The lawsuit was filed in California by Rumble, who said Google was damaging its business by purposefully taking away its search traffic, as Google favors search results giving the clicks to YouTube by placing these results higher on the search page.

We obtained a copy of the lawsuit for you here.

Rumble claims that this amounts to anticompetitive action on the part of Google.
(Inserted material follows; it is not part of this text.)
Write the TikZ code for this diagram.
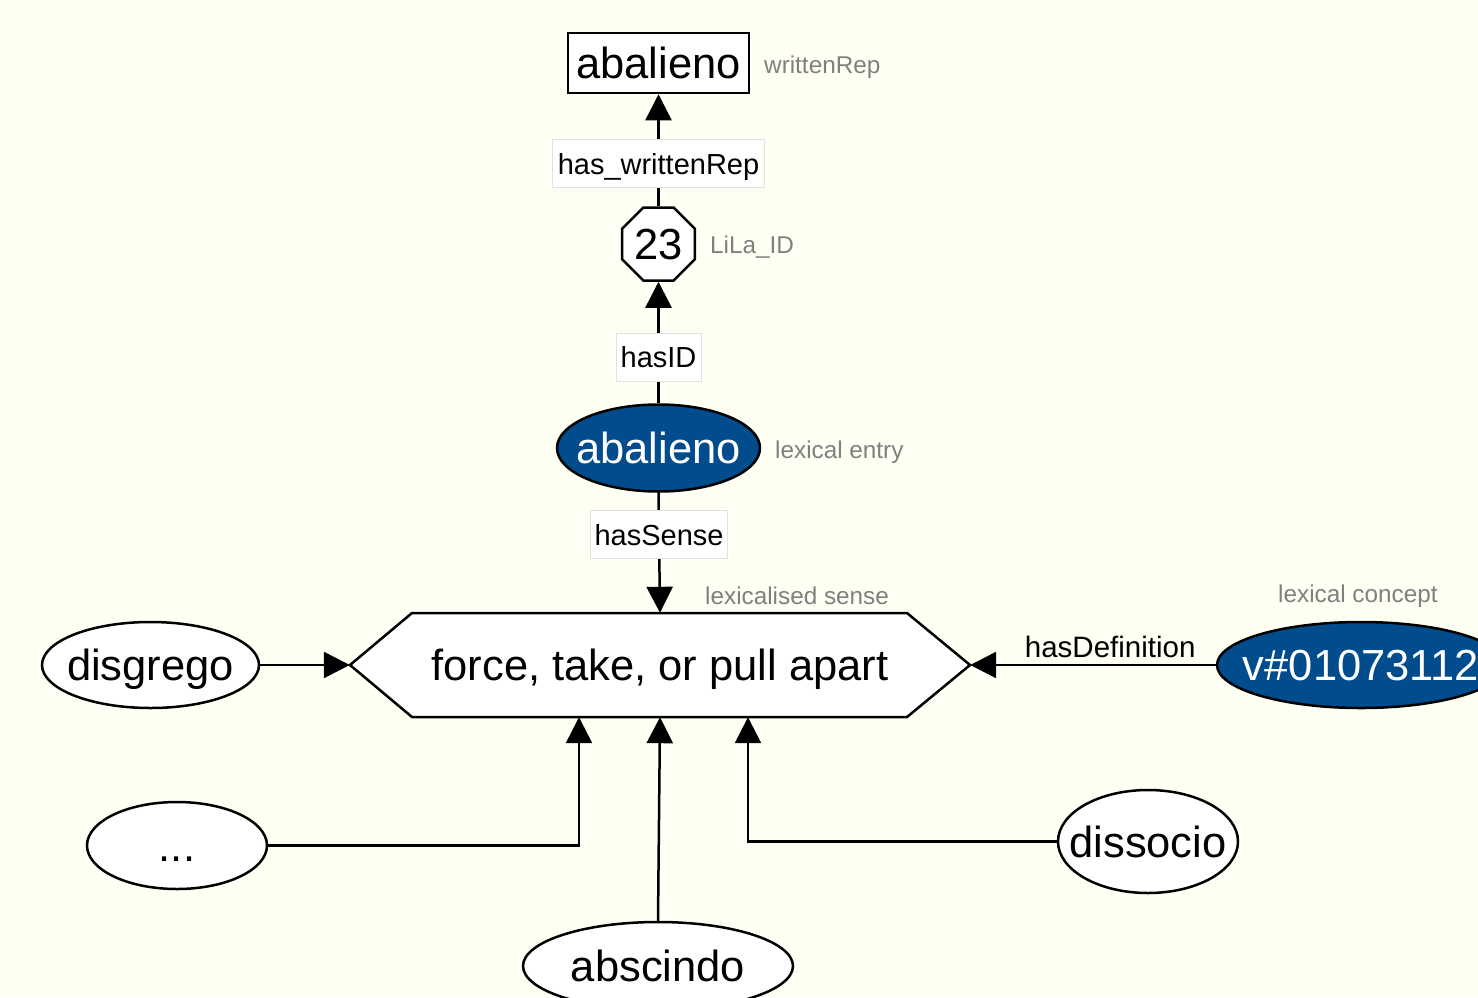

The Canada-based company says it is losing not only massive amounts of traffic and therefore ad money – $2 billion, to be precise – but also users and brand awareness, as Google’s fledgling competitor.

The federal court will also hear and consider the validity of Rumble’s claim that Google’s behavior aimed at boosting its own companies like YouTube at the expense of everyone else, reportedly based on rigged algorithms, is compounded by the fact the YouTube app is preinstalled on every device running Google’s Android, the world’s most widely-used mobile operating system.

What makes allegations of Google deliberately favoring its own products and services in Search damning is its near-monopoly dominance, resulting in claims of violation of antitrust laws.

One of the arguments Rumble makes in favor of its case is a July report in the Wall Street Journal that said the algorithm determining the all-important ranking in Google Search results “prefers” YouTube links to those from competing video platforms.

The WSJ once said its reporters tested how the system works to discover that, in an overwhelming majority of cases, highly similar versions of videos ranked better if they appeared on YouTube.

Google denied the practice in a statement for the newspaper, while a spokeswoman now reacted to the lawsuit by saying it was “baseless” and that the giant intends to fight it, i.e., “defend itself.”

Rumble’s is only one in a series of probes and lawsuits accusing Google of antitrust practices originating from the very core of its business model – a massive advertising operation depending by and large on the Search component.